Data =>
-- START --

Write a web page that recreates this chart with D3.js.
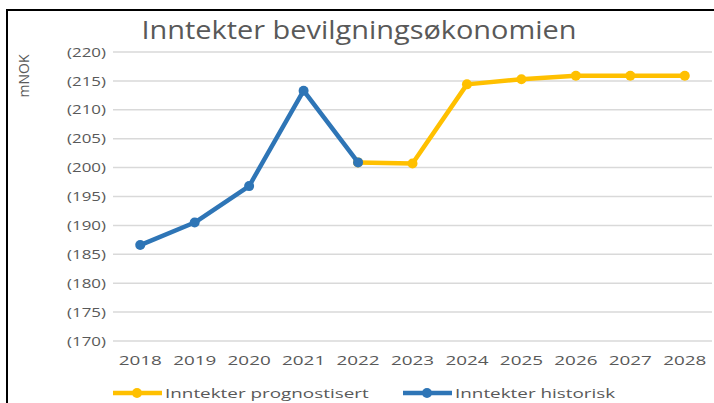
<!DOCTYPE html>
<html>
<head>
<meta charset="utf-8">
<script src="https://cdn.jsdelivr.net/npm/d3@7"></script>
<style>
  body { margin: 0; background: #fff; }
  text { font-family: "Open Sans", "Noto Sans", sans-serif; fill: #595959; }
</style>
</head>
<body>
<svg id="graph"></svg>
<script>
// data
var years = ["2018","2019","2020","2021","2022","2023","2024","2025","2026","2027","2028"];
var historisk = [186.6, 190.5, 196.8, 213.3, 200.9];            // 2018-2022
var prognose = [200.9, 200.7, 214.4, 215.3, 215.9, 215.9, 215.9]; // 2022-2028
var yTicks = [170, 175, 180, 185, 190, 195, 200, 205, 210, 215, 220];
var yTickLabels = ["(170)","(175)","(180)","(185)","(190)","(195)","(200)","(205)","(210)","(215)","(220)"];

var svg = d3.select("#graph")
  .attr("width", 714)
  .attr("height", 403)

var blue = "#2e75b6", yellow = "#ffc000";

// the picture is a pasted chart, stretched sideways - widen the glyphs the same way
function stretch(sel, k) {
  sel.each(function() {
    var w = this.getComputedTextLength();
    d3.select(this).attr("textLength", w * k).attr("lengthAdjust", "spacingAndGlyphs");
  });
}

// frame
svg.append("rect")
  .attr("x", 7).attr("y", 10)
  .attr("width", 760).attr("height", 450)
  .attr("fill", "none")
  .attr("stroke", "#000")
  .attr("stroke-width", 2)

var title = svg.append("text")
  .attr("x", 359).attr("y", 39)
  .attr("text-anchor", "middle")
  .style("font-size", "25px")
  .text("Inntekter bevilgningsøkonomien")
title.attr("textLength", 435).attr("lengthAdjust", "spacingAndGlyphs")

svg.append("text")
  .attr("transform", "translate(29,76) rotate(-90)")
  .attr("text-anchor", "middle")
  .style("font-size", "14px")
  .text("mNOK")

var x = d3.scaleBand().domain(years).range([113, 712]);
var y = d3.scaleLinear().domain([170, 220]).range([341, 52]);

// gridlines
svg.append("g")
  .selectAll("line")
  .data(yTicks)
  .enter().append("line")
  .attr("x1", 113).attr("x2", 712)
  .attr("y1", function(d) { return y(d); })
  .attr("y2", function(d) { return y(d); })
  .attr("stroke", "#d9d9d9")
  .attr("stroke-width", 1.5)

// y axis labels
var yAxis = svg.append("g")
  .attr("transform", "translate(106,0)")
  .call(d3.axisLeft(y).tickValues(yTicks).tickSize(0).tickPadding(0)
    .tickFormat(function(d, i) { return yTickLabels[i]; }))
yAxis.select(".domain").remove()
yAxis.selectAll("text").style("font-size", "13px").attr("fill", "#595959")
stretch(yAxis.selectAll("text"), 1.3)

// x axis labels
var xAxis = svg.append("g")
  .attr("transform", "translate(0,356)")
  .call(d3.axisBottom(x).tickSize(0).tickPadding(0))
xAxis.select(".domain").remove()
xAxis.selectAll("text").style("font-size", "13px").attr("fill", "#595959")
stretch(xAxis.selectAll("text"), 1.45)

function cx(i, offset) { return x(years[i + offset]) + x.bandwidth() / 2; }

var line = d3.line()
  .x(function(d) { return d.x; })
  .y(function(d) { return y(d.v); })

var progPts = prognose.map(function(v, i) { return {x: cx(i, 4), v: v}; });
var histPts = historisk.map(function(v, i) { return {x: cx(i, 0), v: v}; });

function drawSeries(pts, color) {
  svg.append("path")
    .datum(pts)
    .attr("d", line)
    .attr("fill", "none")
    .attr("stroke", color)
    .attr("stroke-width", 4.5)
    .attr("stroke-linejoin", "round")
  svg.append("g")
    .selectAll("circle")
    .data(pts)
    .enter().append("circle")
    .attr("cx", function(d) { return d.x; })
    .attr("cy", function(d) { return y(d.v); })
    .attr("r", 5)
    .attr("fill", color)
}
drawSeries(progPts, yellow)
drawSeries(histPts, blue)

// legend
var legend = [
  {name: "Inntekter prognostisert", color: yellow, x: 113},
  {name: "Inntekter historisk", color: blue, x: 403}
];
var lg = svg.append("g").selectAll("g")
  .data(legend)
  .enter().append("g")
  .attr("transform", function(d) { return "translate(" + d.x + ",393)"; })
lg.append("line")
  .attr("x1", 0).attr("x2", 49)
  .attr("stroke", function(d) { return d.color; })
  .attr("stroke-width", 4.5)
lg.append("circle")
  .attr("cx", 24).attr("r", 5)
  .attr("fill", function(d) { return d.color; })
var lt = lg.append("text")
  .attr("x", 52).attr("y", 5)
  .style("font-size", "13px")
  .text(function(d) { return d.name; })
stretch(lt, 1.45)
</script>
</body>
</html>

-- END --

Aim of the exercise =>
All of the material above needs to be restated exactly, with no pictures.

Task solution =>
Write a web page that recreates this chart with D3.js.
<!DOCTYPE html>
<html>
<head>
<meta charset="utf-8">
<script src="https://cdn.jsdelivr.net/npm/d3@7"></script>
<style>
  body { margin: 0; background: #fff; }
  text { font-family: "Open Sans", "Noto Sans", sans-serif; fill: #595959; }
</style>
</head>
<body>
<svg id="graph"></svg>
<script>
// data
var years = ["2018","2019","2020","2021","2022","2023","2024","2025","2026","2027","2028"];
var historisk = [186.6, 190.5, 196.8, 213.3, 200.9];            // 2018-2022
var prognose = [200.9, 200.7, 214.4, 215.3, 215.9, 215.9, 215.9]; // 2022-2028
var yTicks = [170, 175, 180, 185, 190, 195, 200, 205, 210, 215, 220];
var yTickLabels = ["(170)","(175)","(180)","(185)","(190)","(195)","(200)","(205)","(210)","(215)","(220)"];

var svg = d3.select("#graph")
  .attr("width", 714)
  .attr("height", 403)

var blue = "#2e75b6", yellow = "#ffc000";

// the picture is a pasted chart, stretched sideways - widen the glyphs the same way
function stretch(sel, k) {
  sel.each(function() {
    var w = this.getComputedTextLength();
    d3.select(this).attr("textLength", w * k).attr("lengthAdjust", "spacingAndGlyphs");
  });
}

// frame
svg.append("rect")
  .attr("x", 7).attr("y", 10)
  .attr("width", 760).attr("height", 450)
  .attr("fill", "none")
  .attr("stroke", "#000")
  .attr("stroke-width", 2)

var title = svg.append("text")
  .attr("x", 359).attr("y", 39)
  .attr("text-anchor", "middle")
  .style("font-size", "25px")
  .text("Inntekter bevilgningsøkonomien")
title.attr("textLength", 435).attr("lengthAdjust", "spacingAndGlyphs")

svg.append("text")
  .attr("transform", "translate(29,76) rotate(-90)")
  .attr("text-anchor", "middle")
  .style("font-size", "14px")
  .text("mNOK")

var x = d3.scaleBand().domain(years).range([113, 712]);
var y = d3.scaleLinear().domain([170, 220]).range([341, 52]);

// gridlines
svg.append("g")
  .selectAll("line")
  .data(yTicks)
  .enter().append("line")
  .attr("x1", 113).attr("x2", 712)
  .attr("y1", function(d) { return y(d); })
  .attr("y2", function(d) { return y(d); })
  .attr("stroke", "#d9d9d9")
  .attr("stroke-width", 1.5)

// y axis labels
var yAxis = svg.append("g")
  .attr("transform", "translate(106,0)")
  .call(d3.axisLeft(y).tickValues(yTicks).tickSize(0).tickPadding(0)
    .tickFormat(function(d, i) { return yTickLabels[i]; }))
yAxis.select(".domain").remove()
yAxis.selectAll("text").style("font-size", "13px").attr("fill", "#595959")
stretch(yAxis.selectAll("text"), 1.3)

// x axis labels
var xAxis = svg.append("g")
  .attr("transform", "translate(0,356)")
  .call(d3.axisBottom(x).tickSize(0).tickPadding(0))
xAxis.select(".domain").remove()
xAxis.selectAll("text").style("font-size", "13px").attr("fill", "#595959")
stretch(xAxis.selectAll("text"), 1.45)

function cx(i, offset) { return x(years[i + offset]) + x.bandwidth() / 2; }

var line = d3.line()
  .x(function(d) { return d.x; })
  .y(function(d) { return y(d.v); })

var progPts = prognose.map(function(v, i) { return {x: cx(i, 4), v: v}; });
var histPts = historisk.map(function(v, i) { return {x: cx(i, 0), v: v}; });

function drawSeries(pts, color) {
  svg.append("path")
    .datum(pts)
    .attr("d", line)
    .attr("fill", "none")
    .attr("stroke", color)
    .attr("stroke-width", 4.5)
    .attr("stroke-linejoin", "round")
  svg.append("g")
    .selectAll("circle")
    .data(pts)
    .enter().append("circle")
    .attr("cx", function(d) { return d.x; })
    .attr("cy", function(d) { return y(d.v); })
    .attr("r", 5)
    .attr("fill", color)
}
drawSeries(progPts, yellow)
drawSeries(histPts, blue)

// legend
var legend = [
  {name: "Inntekter prognostisert", color: yellow, x: 113},
  {name: "Inntekter historisk", color: blue, x: 403}
];
var lg = svg.append("g").selectAll("g")
  .data(legend)
  .enter().append("g")
  .attr("transform", function(d) { return "translate(" + d.x + ",393)"; })
lg.append("line")
  .attr("x1", 0).attr("x2", 49)
  .attr("stroke", function(d) { return d.color; })
  .attr("stroke-width", 4.5)
lg.append("circle")
  .attr("cx", 24).attr("r", 5)
  .attr("fill", function(d) { return d.color; })
var lt = lg.append("text")
  .attr("x", 52).attr("y", 5)
  .style("font-size", "13px")
  .text(function(d) { return d.name; })
stretch(lt, 1.45)
</script>
</body>
</html>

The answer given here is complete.